Шестов, Иванов, Булгаков, Бердяев как живые вставали со страниц книги Е. Герцык – в точнейшей детали портрета, в метко схваченном характерном жесте, в словесной реплике, выражавшей само существо их мировоззрения, – во всех этих личностных приметах, то ли пронесенных в памяти через вереницу страшных лет, то ли воспроизведенных писательским воображением на основании опыта прошлого… Разве не нужна конгениальность, близость дарования – и даже некое превосходство, чтобы так писать о великих? Но мемуарный жанр все-таки не требует умения передать свой бытийственный опыт на языке отвлеченных категорий, что является условием философствования в собственном смысле. По силе ума, по всей своей душевной конституции Евгения была незаурядным мыслителем: она в совершенстве постигла концепции своих друзей-философов и диалог с ними вела на равных. Более того, она пыталась работать как теоретик: в начале 1900-х гг., будучи студенткой Высших женских курсов Герье, она всерьез взялась за разработку собственного философского учения – «философии абсолютности явления», как она его называла. Именно такая – феноменологическая философия наиболее адекватно отразила бы ее ви́дение мира, – об этом мы не раз будем говорить в дальнейшем. Однако, увы! – дальше проектов и набросков в своем замысле Евгения не продвинулась. Вообще, несмотря на свой великолепный литературный дар, писала она крайне мало. Словно ей не хватало усилия творческой воли выразить свое душевное богатство, объективировать внутренний опыт. Именно в этом – в силе волевого начала – она уступала своим друзьям и собеседникам. Только в конце 1930-х гг. она решается на создание крупной вещи – пишет свои «Воспоминания». И вот они в этом тексте – «абсолютные явления», метко схваченные черты ушедшей жизни!

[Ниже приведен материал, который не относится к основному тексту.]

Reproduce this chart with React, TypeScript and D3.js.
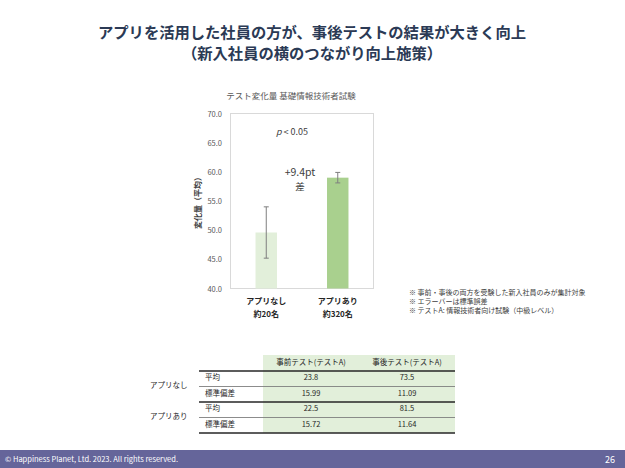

Удивительны оптимизм, даже некая духовная веселость, острота ума, отточенность стиля тогдашней Е. Герцык: ведь писались «Воспоминания» в условиях тяжелейших: Евгения с семьей брата жили в убогой деревенской хатке, почти в хлеву…

Ранее – в 1914–1915 гг. – ею было написано автобиографическое эссе «Мой Рим», а в 1919 и в начале 1920-х гг. созданы агиографический трактат «О путях» и большая статья об Эдгаре По. Фактически это все. Правда, большой интерес для нас представляют также ее письма, дневниковые записи 1940-х гг., а особенно – богатый материал записных книжек, которые Евгения Казимировна вела с 1903 вплоть до 1921 г., – к сожалению, не систематически. В этих записных книжках, возникавших в самом потоке жизни, – тоже, по сути, дневниках, – помимо драгоценных сведений об авторе, мы находим такие сообщения о корифеях Серебряного века, которые порой могут побудить к переоценке их уже устоявшегося облика (особенно это касается Вяч. Иванова). Большинство текстов Евгении Герцык было собрано и опубликовано ее внучатой племянницей Татьяной Жуковской уже после перестройки[1]. Вышедшие тогда в свет «Воспоминания» являются полным текстом рукописи, в то время как книга YMCA-Press включала в себя лишь ее фрагменты. Позднее Т. Жуковская выпустила специальный том писем сестер Герцык, – письма Евгении составляют его вторую часть[2]. На родине также издан полный текст трактата «О путях»; прежде он печатался в нью-йоркском «Новом журнале» тоже в сильном сокращении[3]. Небольшое, но вполне достойное литературное наследие уже позволяет говорить о писателе Евгении Герцык – мемуаристе, прозаике, – мыслителе по ее творческому пафосу.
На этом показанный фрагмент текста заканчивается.